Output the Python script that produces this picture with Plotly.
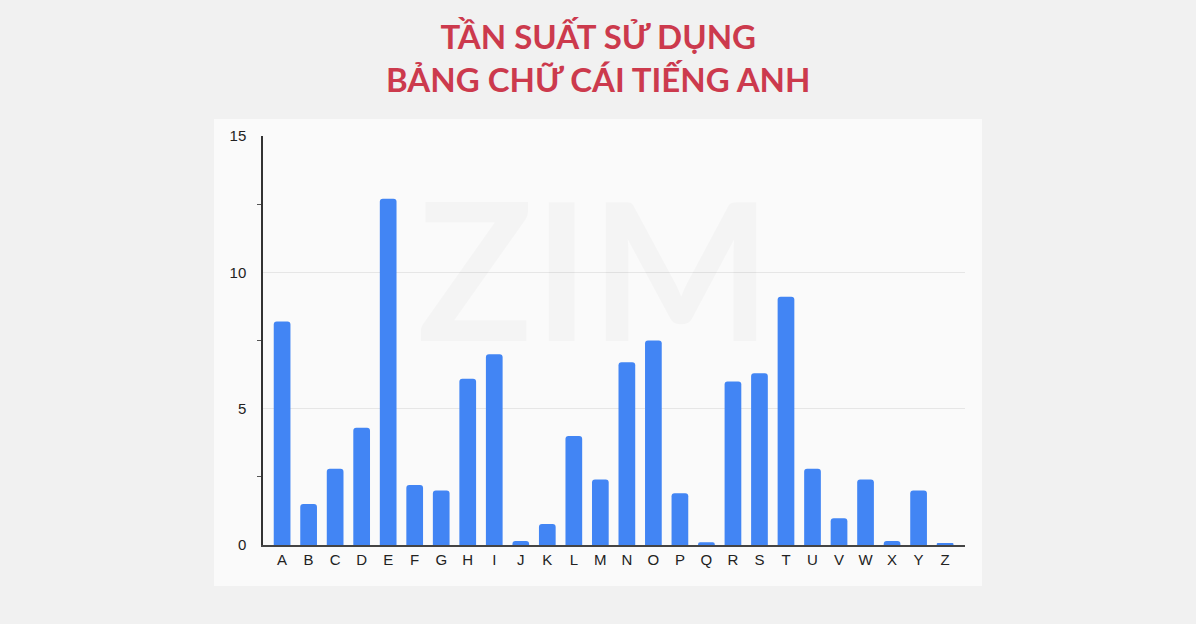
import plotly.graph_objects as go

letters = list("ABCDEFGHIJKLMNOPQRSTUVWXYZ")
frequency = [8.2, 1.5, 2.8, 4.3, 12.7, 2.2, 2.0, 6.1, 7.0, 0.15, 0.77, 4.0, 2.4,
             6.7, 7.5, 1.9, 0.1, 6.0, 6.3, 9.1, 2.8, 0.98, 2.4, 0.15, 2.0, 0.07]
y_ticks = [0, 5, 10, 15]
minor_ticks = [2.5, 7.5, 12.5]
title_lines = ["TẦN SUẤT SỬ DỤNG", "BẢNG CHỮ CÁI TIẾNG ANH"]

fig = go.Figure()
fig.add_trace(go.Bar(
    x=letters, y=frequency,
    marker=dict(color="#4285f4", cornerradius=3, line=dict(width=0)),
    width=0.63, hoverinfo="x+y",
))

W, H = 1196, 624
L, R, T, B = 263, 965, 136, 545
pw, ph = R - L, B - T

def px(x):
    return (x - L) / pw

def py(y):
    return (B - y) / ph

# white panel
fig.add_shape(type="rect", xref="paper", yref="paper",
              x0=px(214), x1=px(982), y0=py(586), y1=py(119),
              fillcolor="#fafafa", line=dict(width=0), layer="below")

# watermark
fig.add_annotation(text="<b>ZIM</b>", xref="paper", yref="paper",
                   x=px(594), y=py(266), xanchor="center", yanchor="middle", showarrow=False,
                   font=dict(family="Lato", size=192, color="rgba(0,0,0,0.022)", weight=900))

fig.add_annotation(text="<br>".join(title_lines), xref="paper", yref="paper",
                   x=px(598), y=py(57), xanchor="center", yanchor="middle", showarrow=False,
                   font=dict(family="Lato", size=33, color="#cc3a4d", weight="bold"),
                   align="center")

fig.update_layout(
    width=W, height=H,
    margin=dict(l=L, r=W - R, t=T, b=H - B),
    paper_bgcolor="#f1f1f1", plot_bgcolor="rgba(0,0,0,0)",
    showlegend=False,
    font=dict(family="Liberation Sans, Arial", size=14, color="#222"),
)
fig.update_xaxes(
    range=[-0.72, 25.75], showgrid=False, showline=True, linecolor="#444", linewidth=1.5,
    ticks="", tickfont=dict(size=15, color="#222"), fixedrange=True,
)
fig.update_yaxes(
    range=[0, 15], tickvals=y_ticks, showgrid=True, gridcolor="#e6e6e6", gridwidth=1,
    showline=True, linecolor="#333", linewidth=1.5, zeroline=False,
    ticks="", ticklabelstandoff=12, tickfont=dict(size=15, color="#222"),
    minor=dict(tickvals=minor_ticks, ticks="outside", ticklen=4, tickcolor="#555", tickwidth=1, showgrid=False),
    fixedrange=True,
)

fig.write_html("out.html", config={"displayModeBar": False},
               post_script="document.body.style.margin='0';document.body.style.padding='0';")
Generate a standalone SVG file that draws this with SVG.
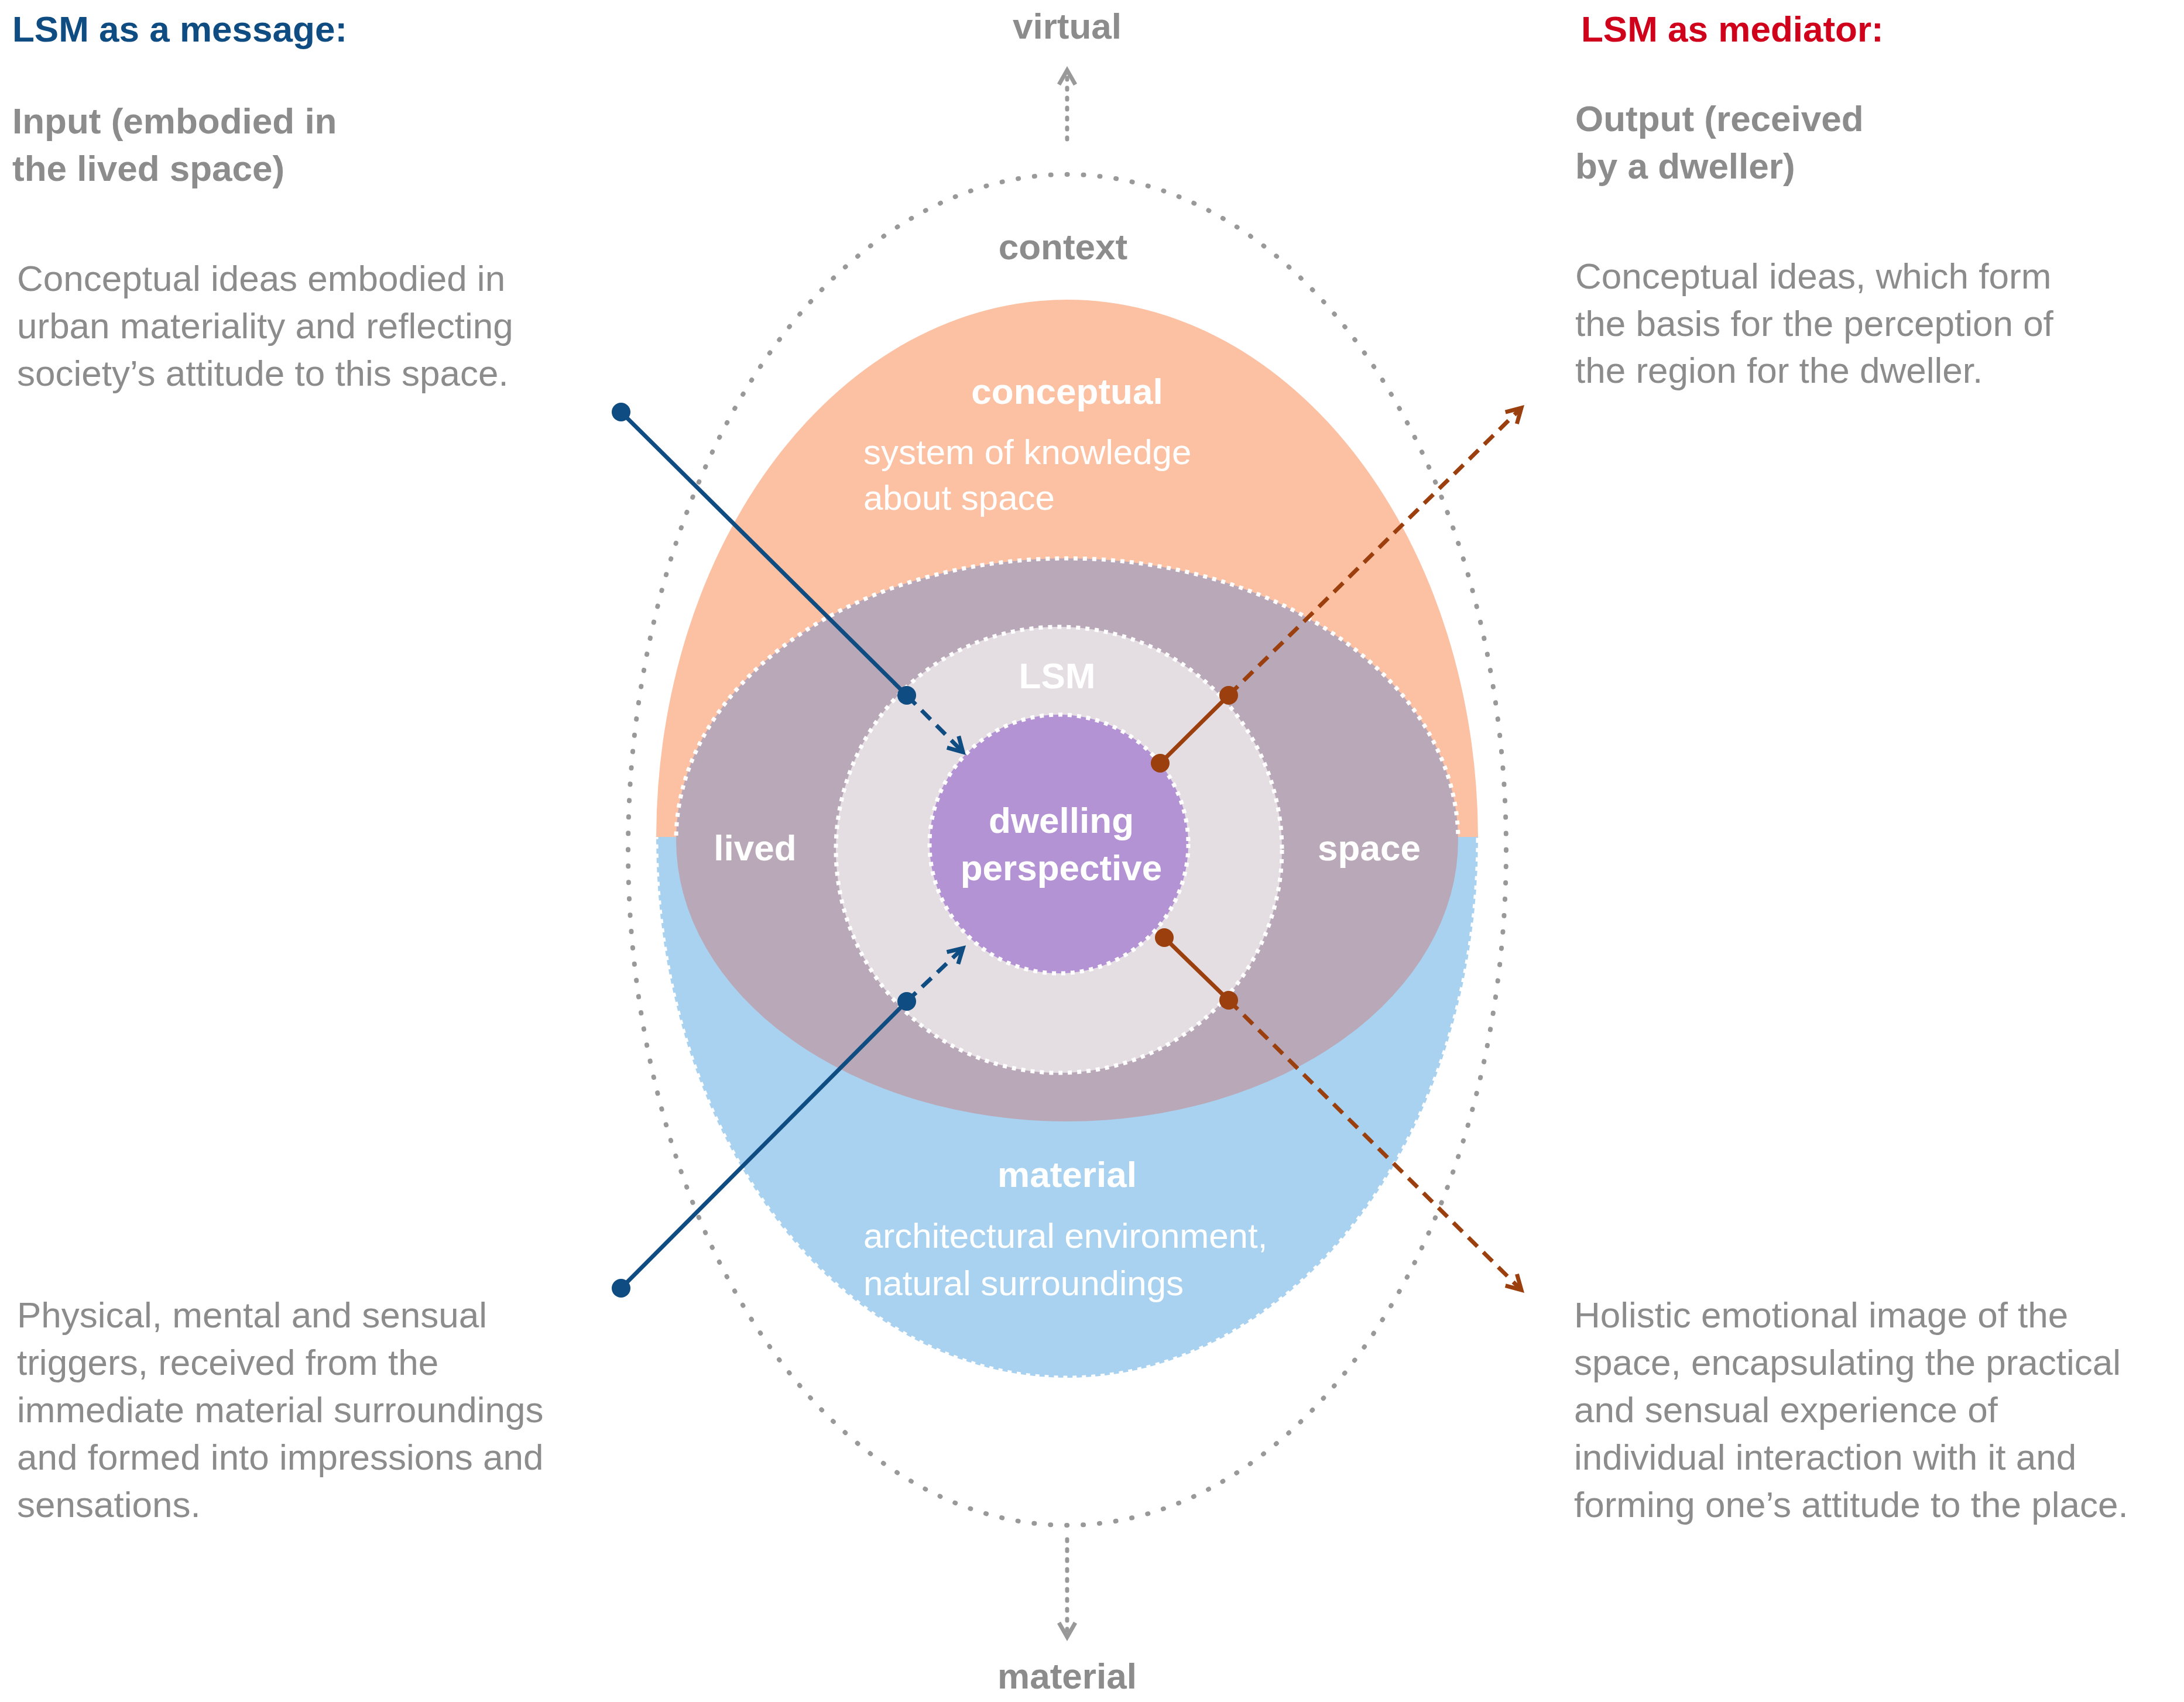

┄┄┄┄┄┄┄┄┄┄┄┄┄┄┄┄┄┄┄┄

Directions: From the data above, write out everything exactly except the pictures.

Finished exercise:
Output the Python script that produces this picture with Plotly.
import plotly.graph_objects as go

letters = list("ABCDEFGHIJKLMNOPQRSTUVWXYZ")
frequency = [8.2, 1.5, 2.8, 4.3, 12.7, 2.2, 2.0, 6.1, 7.0, 0.15, 0.77, 4.0, 2.4,
             6.7, 7.5, 1.9, 0.1, 6.0, 6.3, 9.1, 2.8, 0.98, 2.4, 0.15, 2.0, 0.07]
y_ticks = [0, 5, 10, 15]
minor_ticks = [2.5, 7.5, 12.5]
title_lines = ["TẦN SUẤT SỬ DỤNG", "BẢNG CHỮ CÁI TIẾNG ANH"]

fig = go.Figure()
fig.add_trace(go.Bar(
    x=letters, y=frequency,
    marker=dict(color="#4285f4", cornerradius=3, line=dict(width=0)),
    width=0.63, hoverinfo="x+y",
))

W, H = 1196, 624
L, R, T, B = 263, 965, 136, 545
pw, ph = R - L, B - T

def px(x):
    return (x - L) / pw

def py(y):
    return (B - y) / ph

# white panel
fig.add_shape(type="rect", xref="paper", yref="paper",
              x0=px(214), x1=px(982), y0=py(586), y1=py(119),
              fillcolor="#fafafa", line=dict(width=0), layer="below")

# watermark
fig.add_annotation(text="<b>ZIM</b>", xref="paper", yref="paper",
                   x=px(594), y=py(266), xanchor="center", yanchor="middle", showarrow=False,
                   font=dict(family="Lato", size=192, color="rgba(0,0,0,0.022)", weight=900))

fig.add_annotation(text="<br>".join(title_lines), xref="paper", yref="paper",
                   x=px(598), y=py(57), xanchor="center", yanchor="middle", showarrow=False,
                   font=dict(family="Lato", size=33, color="#cc3a4d", weight="bold"),
                   align="center")

fig.update_layout(
    width=W, height=H,
    margin=dict(l=L, r=W - R, t=T, b=H - B),
    paper_bgcolor="#f1f1f1", plot_bgcolor="rgba(0,0,0,0)",
    showlegend=False,
    font=dict(family="Liberation Sans, Arial", size=14, color="#222"),
)
fig.update_xaxes(
    range=[-0.72, 25.75], showgrid=False, showline=True, linecolor="#444", linewidth=1.5,
    ticks="", tickfont=dict(size=15, color="#222"), fixedrange=True,
)
fig.update_yaxes(
    range=[0, 15], tickvals=y_ticks, showgrid=True, gridcolor="#e6e6e6", gridwidth=1,
    showline=True, linecolor="#333", linewidth=1.5, zeroline=False,
    ticks="", ticklabelstandoff=12, tickfont=dict(size=15, color="#222"),
    minor=dict(tickvals=minor_ticks, ticks="outside", ticklen=4, tickcolor="#555", tickwidth=1, showgrid=False),
    fixedrange=True,
)

fig.write_html("out.html", config={"displayModeBar": False},
               post_script="document.body.style.margin='0';document.body.style.padding='0';")
Generate a standalone SVG file that draws this with SVG.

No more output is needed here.